By Owen Paine on Thursday November 10, 2005 11:34 AM

Behold if it ain't the good old Stride Right party comin' to the rescue.

After Tuesday's offyear elections the voice of the electorate will be heard to say, "Time for all levels of gummint to put on their sensible shoes" -- or at least that's how they'll hear it up at DNC/DLC headquarters.

Just imagine the triumphant braying -- "Fellow citizens! The nightmare is ending... the 5 year elephant stampede is rounding its last bend and unstoppably headed for the cliff edge. The bums have just smashed a little too much of the nation's sacred crockery. The people through the ballot box will .... errr... in fact already are... calling 'Halt! Halt you brutes! We've had enough of your big brass banding. Bring back the lute and flute group!' "

Amazing, eh ???

Time for the pawl in the ratchet to fall into place. For every time there is a reason, to every cause a season -- or something like that. After all this nonstop big big flappy-eared fun and frolics, it's time to cool our jets from the Beltway to the green zone. Yup, here and abroad too, "it's cleanup time" -- a role that suits the self-confining subaltern jackass party to the last syllable of its recorded wonkery.

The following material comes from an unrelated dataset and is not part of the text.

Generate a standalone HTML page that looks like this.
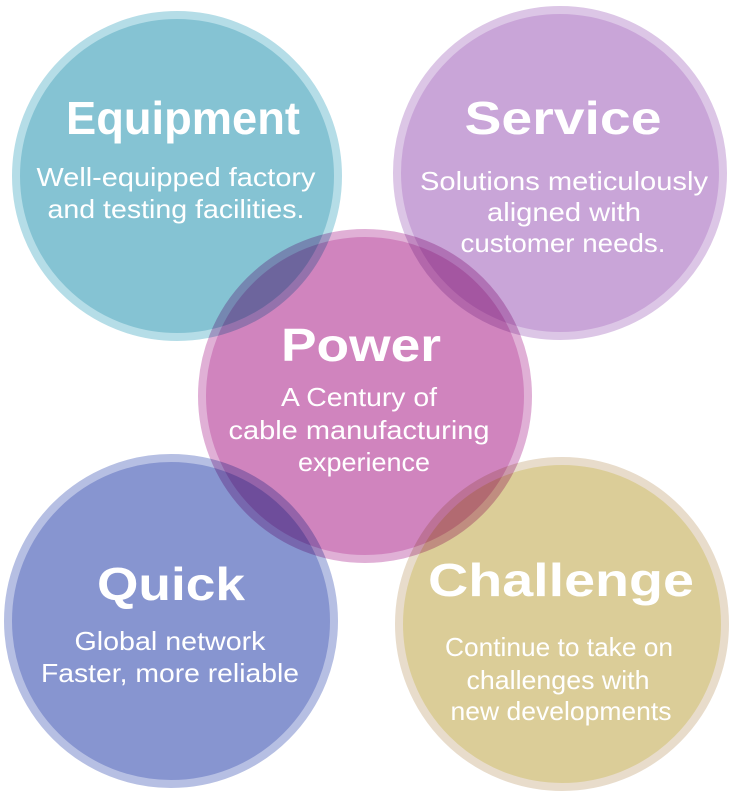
<!DOCTYPE html>
<html><head><meta charset="utf-8"><style>
html,body{margin:0;padding:0;background:#fff;width:732px;height:796px;overflow:hidden}
svg{display:block}
.c{mix-blend-mode:multiply}
.t{font-family:"Liberation Sans",sans-serif;font-weight:bold;fill:#fff;text-anchor:middle;font-size:46px}
.s{font-family:"Liberation Sans",sans-serif;fill:#fff;text-anchor:middle;font-size:26px}
</style></head><body>
<svg width="732" height="796" viewBox="0 0 732 796">
<g style="isolation:isolate">
<circle class="c" cx="177" cy="176" r="161" fill="#85c3d3" stroke="#b5dde7" stroke-width="8"/>
<circle class="c" cx="560" cy="173" r="163" fill="#c9a5d8" stroke="#dcc6e6" stroke-width="8"/>
<circle class="c" cx="171" cy="621" r="163" fill="#8795d0" stroke="#b6bfe3" stroke-width="8"/>
<circle class="c" cx="562" cy="624" r="163" fill="#dbcd98" stroke="#e8dccb" stroke-width="8"/>
<circle class="c" cx="365" cy="396" r="163" fill="#d084be" stroke="#e0b0d6" stroke-width="8"/>
</g>
<g lengthAdjust="spacingAndGlyphs">
<text class="t" x="183" y="134" textLength="234" lengthAdjust="spacingAndGlyphs">Equipment</text>
<text class="s" x="176" y="186" textLength="279" lengthAdjust="spacingAndGlyphs">Well-equipped factory</text>
<text class="s" x="176" y="218" textLength="257" lengthAdjust="spacingAndGlyphs">and testing facilities.</text>
<text class="t" x="563" y="134" textLength="197" lengthAdjust="spacingAndGlyphs">Service</text>
<text class="s" x="564" y="190" textLength="288" lengthAdjust="spacingAndGlyphs">Solutions meticulously</text>
<text class="s" x="564" y="221" textLength="154" lengthAdjust="spacingAndGlyphs">aligned with</text>
<text class="s" x="563" y="252" textLength="205" lengthAdjust="spacingAndGlyphs">customer needs.</text>
<text class="t" x="361" y="361" textLength="160" lengthAdjust="spacingAndGlyphs">Power</text>
<text class="s" x="359" y="406" textLength="156" lengthAdjust="spacingAndGlyphs">A Century of</text>
<text class="s" x="359" y="439" textLength="261" lengthAdjust="spacingAndGlyphs">cable manufacturing</text>
<text class="s" x="364" y="471" textLength="132" lengthAdjust="spacingAndGlyphs">experience</text>
<text class="t" x="171" y="600" textLength="148" lengthAdjust="spacingAndGlyphs">Quick</text>
<text class="s" x="170" y="650" textLength="191" lengthAdjust="spacingAndGlyphs">Global network</text>
<text class="s" x="170" y="682" textLength="258" lengthAdjust="spacingAndGlyphs">Faster, more reliable</text>
<text class="t" x="561" y="596" textLength="266" lengthAdjust="spacingAndGlyphs">Challenge</text>
<text class="s" x="559" y="656" textLength="228" lengthAdjust="spacingAndGlyphs">Continue to take on</text>
<text class="s" x="558" y="689" textLength="183" lengthAdjust="spacingAndGlyphs">challenges with</text>
<text class="s" x="561" y="720" textLength="221" lengthAdjust="spacingAndGlyphs">new developments</text>
</g>
</svg>
</body></html>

And just you poor folks watch -- all the big neoliberal Bullwinkles of the party will want in on the mission. From now till Christmas time they'll bob and bounce across your screens -- no screen wide enough to contain their gassed-up, ballooning self-importance. The bigger the rack, the bigger the stride, each one trying to look more sensible and stately then the last.

Let's pass over the obvious Senate hams (other than my pal Grack's pinup girl, our relentless holiday queen of tarts, lady Clintaxe). They're all burnt-out cases. What will prove really au courant, really so this year and holiday fashion, are not all these stale stentorian gas horns, but instead all those milktoast, sunbelt dembo governors we've got, stretching from Virginia to the Rio Grande.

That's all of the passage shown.